The land bank’s purchase of Waskosim’s Rock Reservation led to a blossoming of conservation efforts in the region. On the day the purchase was announced, Virginia Jones and her then-husband, Everett Jones, announced they were placing conservation restrictions on forty-seven abutting acres. The Dunkl family also announced restrictions on their parcel. (In 2013, they sold their land to the nonprofit Island Grown Initiative, retaining a life estate.) And in 1991, Edwin “Bob” and Jeanne Woods placed a conservation restriction on 500 acres of unspoiled woodlands adjacent to Waskosim’s. Twenty-two years later, they permanently gifted that land to The Nature Conservancy.
Preserving the Waskosim’s property was a necessary precondition for most, if not all, of these gifts. “[The land bank was] assured by neighbors... that if it was able to conserve this property, it would act as a sort of octane or a springboard and that the neighbors would then be willing to conserve their own property,” says Lengyel.
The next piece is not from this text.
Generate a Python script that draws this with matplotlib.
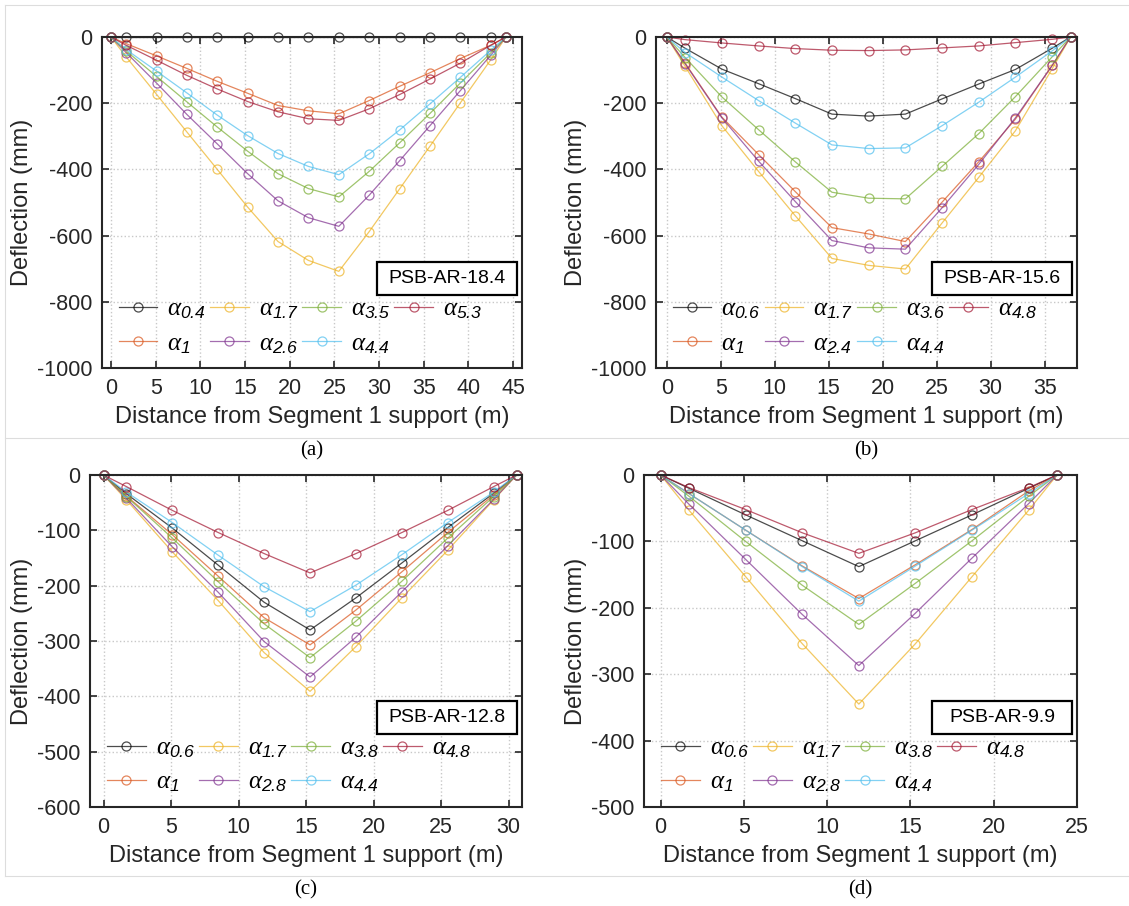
import matplotlib
matplotlib.use("Agg")
import matplotlib.pyplot as plt
from matplotlib.patches import Rectangle
from matplotlib.lines import Line2D

plt.rcParams['font.family'] = ['Liberation Sans', 'DejaVu Sans']
plt.rcParams['mathtext.fontset'] = 'custom'
plt.rcParams['mathtext.it'] = 'Liberation Serif:italic'
plt.rcParams['mathtext.rm'] = 'Liberation Sans'
plt.rcParams['mathtext.sf'] = 'Liberation Sans:italic'
plt.rcParams['axes.unicode_minus'] = False

# ---------------- data ----------------
# (a) PSB-AR-18.4
x_a = [0, 1.7, 5.1, 8.5, 11.9, 15.3, 18.7, 22.1, 25.5, 28.9, 32.3, 35.7, 39.1, 42.5, 44.2]
labels_a = ['0.4', '1', '1.7', '2.6', '3.5', '4.4', '5.3']
a_04 = [0, 0, 0, 0, 0, 0, 0, 0, 0, 0, 0, 0, 0, 0, 0]
a_1 = [0, -20, -57, -95, -134, -170, -207, -223, -232, -192, -149, -108, -65, -25, 0]
a_17 = [0, -60, -173, -287, -400, -514, -618, -675, -708, -588, -459, -330, -199, -69, 0]
a_26 = [0, -47, -139, -234, -323, -413, -495, -546, -572, -478, -374, -268, -162, -55, 0]
a_35 = [0, -42, -119, -196, -272, -345, -413, -458, -483, -406, -320, -231, -139, -48, 0]
a_44 = [0, -38, -103, -169, -236, -298, -352, -391, -416, -353, -281, -202, -122, -40, 0]
a_53 = [0, -25, -70, -116, -157, -195, -226, -247, -252, -217, -174, -127, -79, -25, 0]

# (b) PSB-AR-15.6
x_b = [0, 1.7, 5.1, 8.5, 11.9, 15.3, 18.7, 22.1, 25.5, 28.9, 32.3, 35.7, 37.4]
labels_b = ['0.6', '1', '1.7', '2.4', '3.6', '4.4', '4.8']
b_06 = [0, -34, -97, -141, -186, -233, -239, -233, -187, -142, -98, -34, 0]
b_1 = [0, -79, -242, -355, -467, -576, -595, -618, -499, -377, -248, -86, 0]
b_17 = [0, -89, -268, -406, -540, -669, -690, -701, -562, -424, -283, -96, 0]
b_24 = [0, -81, -244, -375, -497, -615, -637, -641, -516, -385, -244, -86, 0]
b_36 = [0, -62, -181, -280, -377, -469, -487, -489, -391, -292, -180, -60, 0]
b_44 = [0, -47, -121, -192, -260, -326, -337, -335, -268, -197, -121, -42, 0]
b_48 = [0, -8, -18, -27, -35, -40, -41, -39, -33, -27, -17, -7, 0]

# (c) PSB-AR-12.8
x_c = [0, 1.7, 5.1, 8.5, 11.9, 15.3, 18.7, 22.1, 25.5, 28.9, 30.6]
labels_c = ['0.6', '1', '1.7', '2.8', '3.8', '4.4', '4.8']
c_06 = [0, -34, -96, -163, -230, -280, -222, -159, -95, -33, 0]
c_1 = [0, -38, -108, -183, -258, -307, -244, -175, -104, -36, 0]
c_17 = [0, -45, -139, -227, -321, -391, -310, -222, -136, -45, 0]
c_28 = [0, -42, -130, -212, -301, -365, -293, -211, -128, -44, 0]
c_38 = [0, -39, -114, -193, -269, -330, -264, -192, -114, -39, 0]
c_44 = [0, -31, -86, -145, -202, -247, -199, -144, -86, -31, 0]
c_48 = [0, -21, -64, -104, -142, -177, -142, -104, -64, -21, 0]

# (d) PSB-AR-9.9
x_d = [0, 1.7, 5.1, 8.5, 11.9, 15.3, 18.7, 22.1, 23.8]
labels_d = ['0.6', '1', '1.7', '2.8', '3.8', '4.4', '4.8']
d_06 = [0, -20, -60, -99, -138, -99, -60, -20, 0]
d_1 = [0, -28, -83, -137, -186, -135, -82, -24, 0]
d_17 = [0, -53, -153, -254, -345, -254, -153, -53, 0]
d_28 = [0, -44, -127, -210, -287, -208, -125, -43, 0]
d_38 = [0, -32, -100, -166, -225, -163, -99, -32, 0]
d_44 = [0, -28, -83, -138, -190, -137, -83, -28, 0]
d_48 = [0, -19, -52, -87, -118, -87, -52, -19, 0]

colors = ['#000000', '#D95319', '#EDB120', '#7E2F8E', '#77AC30', '#4DBEEE', '#A2142F']

panels = [
    dict(x=x_a, ys=[a_04, a_1, a_17, a_26, a_35, a_44, a_53], labels=labels_a,
         name='PSB-AR-18.4', xlim=(-1, 46), xticks=range(0, 50, 5),
         ylim=(-1000, 0), yticks=range(-1000, 1, 200), tag='(a)',
         rect=(102, 37, 522, 368)),
    dict(x=x_b, ys=[b_06, b_1, b_17, b_24, b_36, b_44, b_48], labels=labels_b,
         name='PSB-AR-15.6', xlim=(-1, 38), xticks=range(0, 40, 5),
         ylim=(-1000, 0), yticks=range(-1000, 1, 200), tag='(b)',
         rect=(656, 37, 1077, 368)),
    dict(x=x_c, ys=[c_06, c_1, c_17, c_28, c_38, c_44, c_48], labels=labels_c,
         name='PSB-AR-12.8', xlim=(-1, 31), xticks=range(0, 35, 5),
         ylim=(-600, 0), yticks=range(-600, 1, 100), tag='(c)',
         rect=(90, 475, 522, 807)),
    dict(x=x_d, ys=[d_06, d_1, d_17, d_28, d_38, d_44, d_48], labels=labels_d,
         name='PSB-AR-9.9', xlim=(-1, 25), xticks=range(0, 30, 5),
         ylim=(-500, 0), yticks=range(-500, 1, 100), tag='(d)',
         rect=(644, 475, 1077, 807)),
]

W, H = 1129, 906
fig = plt.figure(figsize=(W / 100, H / 100), dpi=100)

# faint frame lines of the four sub-images
for (x0, x1, y0) in [(5, 1129, 438), (5, 1129, 876), (5, 1129, 5)]:
    fig.add_artist(Line2D([x0 / W, x1 / W], [1 - y0 / H, 1 - y0 / H], color='#dddddd', lw=0.8))
fig.add_artist(Line2D([5 / W, 5 / W], [1 - 5 / H, 1 - 876 / H], color='#dddddd', lw=0.8))

dark = '#262626'
for p in panels:
    l, t, r, b = p['rect']
    ax = fig.add_axes([l / W, 1 - b / H, (r - l) / W, (b - t) / H])
    for y, lab, c in zip(p['ys'], p['labels'], colors):
        ax.plot(p['x'], y, color=c, alpha=0.7, lw=0.9, marker='o', ms=6.5,
                mfc='none', mew=0.9, clip_on=False,
                label=r'$\alpha_{\mathsf{' + lab + '}}$')
    ax.set_xlim(*p['xlim'])
    ax.set_ylim(*p['ylim'])
    ax.set_xticks(list(p['xticks']))
    ax.set_yticks(list(p['yticks']))
    ax.grid(True, ls=':', color='#c8c8c8', lw=1.0)
    ax.tick_params(direction='in', top=True, right=True, length=5, width=1.2,
                   labelsize=15.5, colors=dark, pad=7)
    for s in ax.spines.values():
        s.set_linewidth(1.5)
        s.set_color(dark)
    ax.set_xlabel('Distance from Segment 1 support (m)', fontsize=17, color=dark, labelpad=5)
    ax.set_ylabel('Deflection (mm)', fontsize=17, color=dark, labelpad=3)
    # name box
    bw, bh = 140 / (r - l), 33 / (b - t)
    bx0 = 1 - 5 / (r - l) - bw
    by0 = 73 / (b - t)
    ax.add_patch(Rectangle((bx0, by0), bw, bh, transform=ax.transAxes, fill=True,
                           facecolor='white', edgecolor='black', lw=1.6, zorder=5))
    ax.text(bx0 + bw / 2, by0 + bh / 2, p['name'], transform=ax.transAxes,
            ha='center', va='center', fontsize=14, color='black', zorder=6)
    ax.legend(loc='lower left', bbox_to_anchor=(0.01, 0.0), ncol=4, frameon=False,
              fontsize=18, handlelength=1.55, handletextpad=0.4, columnspacing=0.15,
              labelspacing=0.38, borderaxespad=0.1)
    fig.text((l + r) / 2 / W, 1 - (b + 83) / H, p['tag'], ha='center', va='center',
             fontsize=15, family='Liberation Serif', color='black')

fig.savefig('out.png', dpi=100)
“These conservation achievements tend to have a contagious quality,” explains O’Neill, who draws a line forward from the Waskosim’s deal and the Woods donation to the preservation of Polly Hill Arboretum and the recent preservation of the Stillpoint property in West Tisbury, which is also located in the Mill Brook watershed. Most of the land on the other side of North Road, meanwhile, was already well-protected by Seven Gates Farm’s decision in 1975 to put most of its acreage under conservation easement with the Trustees of Reservations.
“The result,” O’Neill says, “is sizable protection of the Mill Brook watershed.”
In the end, it was the collaboration between individuals, private groups, and public agencies that made this result possible. “All of these entities worked together to arrive at the best resolution for the property, which in the land bank’s opinion is conservation,” says Lengeyl.
At the core of the effort was the role of individual community members who worked in concert to achieve their goals. The Tea Lane landowners took risks and spent countless hours working to preserve a piece of land they found valuable. Once it was clear what was possible, the effort snowballed, giving other landowners confidence that if they committed their property – or some of their property – to conservation, the end result would be something greater than the sum of its parts.
“I’m very proud of this part of the Island because of how much land is now preserved and will be forever,” says Virginia Jones. “That gives me an enormous amount of pleasure.”
It gives me pleasure as well. I’m proud of my parents’ role in this saga, but that’s not the only reason I am drawn to Waskosim’s Rock again and again. It feels timeless. It’s the first place I visit when I am on the Island, and I walk there often throughout each stay. During one of those walks this past May, I encountered something I’d never seen: a box turtle, resting in the middle of the trail. These creatures can live for decades. Later, I wondered if it was the same turtle O’Neill observed on the property back in 1986. Probably not –but who knows? Thanks to the huge community effort that kept the bulldozers and backhoes and all of the other tools of development off the property, at least I get to wonder.